I am trying to process large amount of data using Batch Model in the Gemini API, but I am facing an issue when I have to analyse images. I see that in order to do that I need to upload first to the Files API and then include to the JSONL. Is there a way to skip the part where I need to upload the images, but instead pass the base64 or the image url directly to the request?
this is what google has provided, I tried with base64 and url but no luck from my side. maybe I am missing something.

# Download sample image

from IPython.display import Image

image_path = "jetpack.jpg"
!wget https://storage.googleapis.com/generativeai-downloads/images/jetpack.jpg -O {image_path}  -q

print(f"Uploading image file: {image_path}")
image_file = client.files.upload(
    file=image_path,
)
print(f"Uploaded image file: {image_file.name} with MIME type: {image_file.mime_type}")
Image(filename=image_path)

requests_data = [
    # First request: simple text prompt
    {"key": "request_1", "request": {"contents": [{"parts": [{"text": "Explain how AI works in a few words"}]}]}},
    # Second request: multi-modal prompt with text and an image reference
    {
        "key": "request_2_image",
        "request": {
            "contents": [{
                "parts": [
                    {"text": "What is in this image? Describe it in detail."},
                    {"file_data": {"file_uri": image_file.uri, "mime_type": image_file.mime_type}}
                ]
            }]
        }
    }
]


json_file_path = 'batch_requests_with_image.json'

print(f"\nCreating JSONL file: {json_file_path}")
with open(json_file_path, 'w') as f:
    for req in requests_data:
        f.write(json.dumps(req) + '\n')

print(f"Uploading JSONL file: {json_file_path}")
batch_input_file = client.files.upload(
    file=json_file_path
    )
print(f"Uploaded JSONL file: {batch_input_file.name}")

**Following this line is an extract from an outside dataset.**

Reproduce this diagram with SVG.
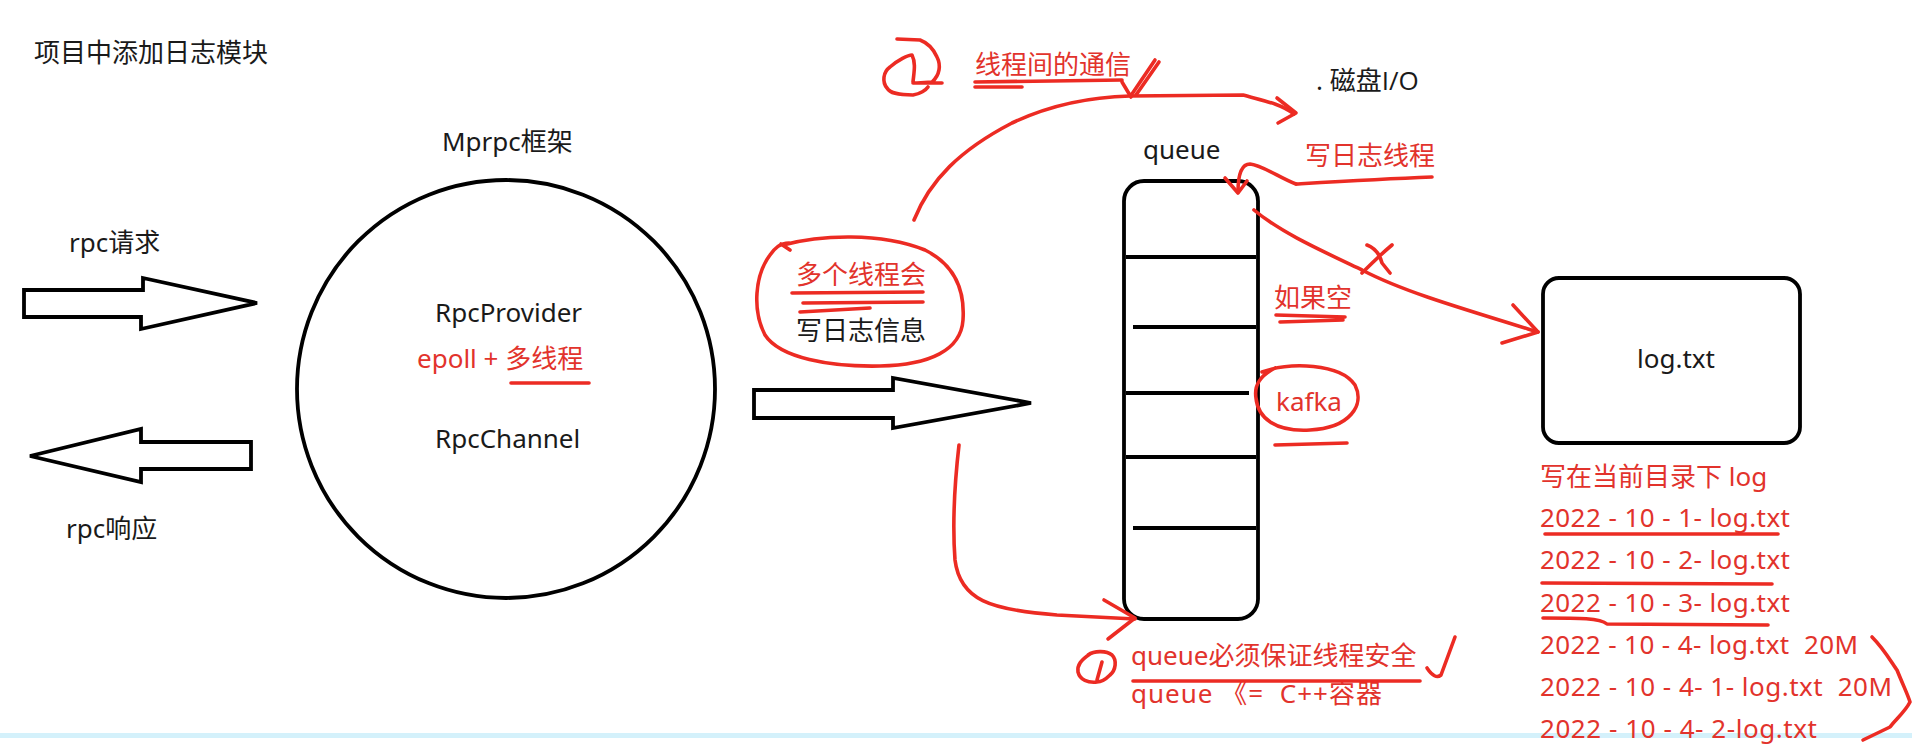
<svg xmlns="http://www.w3.org/2000/svg" width="1912" height="745" viewBox="0 0 1912 745">
<style>
text{font-family:"Noto Sans","Noto Sans CJK SC",sans-serif;font-size:26px;fill:#1a1a1a;white-space:pre}
text.r{fill:#e2332c}
.blk{fill:none;stroke:#000;stroke-width:3.8;stroke-linejoin:round}
.arr{fill:#fff;stroke:#000;stroke-width:3.8;stroke-linejoin:miter}
.red{fill:none;stroke:#ec2b23;stroke-width:3.6;stroke-linecap:round;stroke-linejoin:round}
</style>
<rect x="0" y="0" width="1912" height="745" fill="#fff"/>
<rect x="0" y="733" width="1912" height="5" fill="#d4f1fb"/>

<g id="title"><text x="34" y="62">项目中添加日志模块</text></g>

<g id="rpc-request"><text x="69" y="252">rpc请求</text></g>
<g id="rpc-response"><text x="66" y="538">rpc响应</text></g>

<g id="mprpc-framework">
<text x="442" y="151">Mprpc框架</text>
<circle class="blk" cx="506" cy="389" r="209"/>
<text x="435" y="322">RpcProvider</text>
<text class="r" x="417" y="368">epoll + 多线程</text>
<text x="435" y="448">RpcChannel</text>
</g>

<g id="multi-thread-note">
<text class="r" x="796" y="284">多个线程会</text>
<text x="796" y="340">写日志信息</text>
</g>

<g id="thread-comm-note">
<text class="r" x="975" y="74">线程间的通信</text>
</g>

<g id="disk-io"><text x="1316" y="90">. 磁盘<tspan font-family="Open Sans, sans-serif">I/O</tspan></text></g>

<g id="queue">
<text x="1143" y="159">queue</text>
<rect class="blk" x="1124" y="181" width="134" height="438" rx="20"/>
<line class="blk" x1="1126" y1="257" x2="1256" y2="257"/>
<line class="blk" x1="1133" y1="327" x2="1256" y2="327"/>
<line class="blk" x1="1126" y1="393" x2="1249" y2="393"/>
<line class="blk" x1="1126" y1="457" x2="1256" y2="457"/>
<line class="blk" x1="1133" y1="528" x2="1256" y2="528"/>
</g>

<g id="writer-thread"><text class="r" x="1305" y="165">写日志线程</text></g>
<g id="if-empty"><text class="r" x="1274" y="307">如果空</text></g>
<g id="kafka"><text class="r" x="1276" y="411">kafka</text></g>

<g id="queue-note">
<text class="r" x="1131" y="665">queue必须保证线程安全</text>
<text class="r" x="1131" y="703" textLength="251" lengthAdjust="spacing">queue 《=  C++容器</text>
</g>

<g id="logfile">
<rect class="blk" x="1543" y="278" width="257" height="165" rx="16"/>
<text x="1637" y="368">log.txt</text>
</g>

<g id="log-list">
<text class="r" x="1540" y="486">写在当前目录下 log</text>
<text class="r" x="1540" y="527" textLength="250" lengthAdjust="spacing">2022 - 10 - 1- log.txt</text>
<text class="r" x="1540" y="569" textLength="250" lengthAdjust="spacing">2022 - 10 - 2- log.txt</text>
<text class="r" x="1540" y="612" textLength="250" lengthAdjust="spacing">2022 - 10 - 3- log.txt</text>
<text class="r" x="1540" y="654" textLength="318" lengthAdjust="spacing">2022 - 10 - 4- log.txt  20M</text>
<text class="r" x="1540" y="696" textLength="352" lengthAdjust="spacing">2022 - 10 - 4- 1- log.txt  20M</text>
<text class="r" x="1540" y="738" textLength="277" lengthAdjust="spacing">2022 - 10 - 4- 2-log.txt</text>
</g>

<g id="connectors">
<polygon class="arr" points="24,290 143,290 143,278 257,303 141,329 141,317 24,317"/>
<polygon class="arr" points="30,456 141,429 141,442 251,442 251,469 141,469 141,482"/>
<polygon class="arr" points="754,390 893,390 893,378 1031,403 893,428 893,418 754,418"/>

<path class="red" d="M511,383 L589,383"/>
<path class="red" d="M914,220 C930,180 960,150 1012,123 C1050,105 1090,97 1130,96 L1243,95 C1260,100 1280,103 1294,114"/>
<path class="red" d="M1277,98 L1296,113 L1278,123"/>
<path class="red" d="M975,82 L1122,80 M975,87 L1022,87"/>
<path class="red" d="M1155,60 L1132,94 M1159,62 L1136,95 M1122,82 L1131,97"/>
<path class="red" d="M897,39 L920,40 C928,43 933,48 937,57 C941,65 940,75 932,82 L917,83 M913,83 L942,83 M913,82 C914,72 916,63 912,55 C908,55 898,60 890,67 C883,72 882,82 887,88 C890,93 897,95 913,95 C920,94 926,90 928,87"/>

<path class="red" d="M783,245 C820,235 880,232 925,250 C955,265 965,290 963,320 C961,350 930,365 880,366 C830,367 780,358 765,335 C752,310 755,275 770,255 C775,248 780,243 789,243 M781,244 L790,250"/>
<path class="red" d="M792,293 L923,292 M803,303 L923,302 M800,312 L870,308"/>

<path class="red" d="M1296,184 C1330,182 1380,179 1432,177"/>
<path class="red" d="M1296,184 C1280,178 1262,165 1250,164 C1242,164 1238,172 1238,192"/>
<path class="red" d="M1225,178 L1238,193 L1247,181"/>

<path class="red" d="M1254,210 C1280,232 1320,250 1362,270 C1400,290 1450,305 1538,332"/>
<path class="red" d="M1513,305 L1538,332 L1502,343"/>
<path class="red" d="M1392,245 C1380,255 1370,265 1362,273 M1367,245 C1375,248 1380,255 1382,263 L1390,273"/>

<path class="red" d="M1276,315 L1345,317 M1280,322 L1343,320"/>
<path class="red" d="M1262,372 C1290,362 1340,363 1355,385 C1365,405 1350,428 1310,430 C1275,432 1258,418 1256,398 C1254,385 1260,376 1275,368"/>
<path class="red" d="M1275,445 L1347,443"/>

<path class="red" d="M959,445 C955,480 952,520 955,560 C960,600 990,610 1057,615 L1135,619"/>
<path class="red" d="M1104,600 L1135,618 L1108,639"/>
<path class="red" d="M1088,655 C1095,650 1107,651 1112,655 C1117,660 1116,670 1110,675 C1105,680 1100,682 1097,682 C1088,683 1080,680 1078,672 C1077,665 1081,660 1090,654 M1102,662 L1097,680"/>

<path class="red" d="M1133,681 L1420,681"/>
<path class="red" d="M1427,668 Q1435,680 1441,675 L1455,637"/>

<path class="red" d="M1545,534 L1778,534 M1542,583 L1772,584 M1543,618 C1580,618 1600,618 1607,624 L1768,625"/>
<path class="red" d="M1872,637 C1885,650 1893,665 1897,670 C1903,685 1908,695 1910,702 C1905,712 1895,720 1890,727 L1863,740"/>
</g>
</svg>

print("\nCreating batch job...")
batch_job_from_file = client.batches.create(
    model=MODEL_ID,
    src=batch_input_file.name,
    config={
        'display_name': 'my-batch-job-with-image',
    }
)
print(f"Created batch job from file: {batch_job_from_file.name}")
print("You can now monitor the job status using its name.")
1 Like

@Nuni_Telo,
you can convert the images into base64 strings and add thsi strings directly to the text(prompt)

check the following code

def encode_image(image_path):
    with open(image_path, "rb") as image_file:
        encoded_string = base64.b64encode(image_file.read()).decode('utf-8')
    return encoded_string 

prompt= f"What is in the following image? Describe it in detail. {encoded_string} "

that should fix the issue.
Thankyou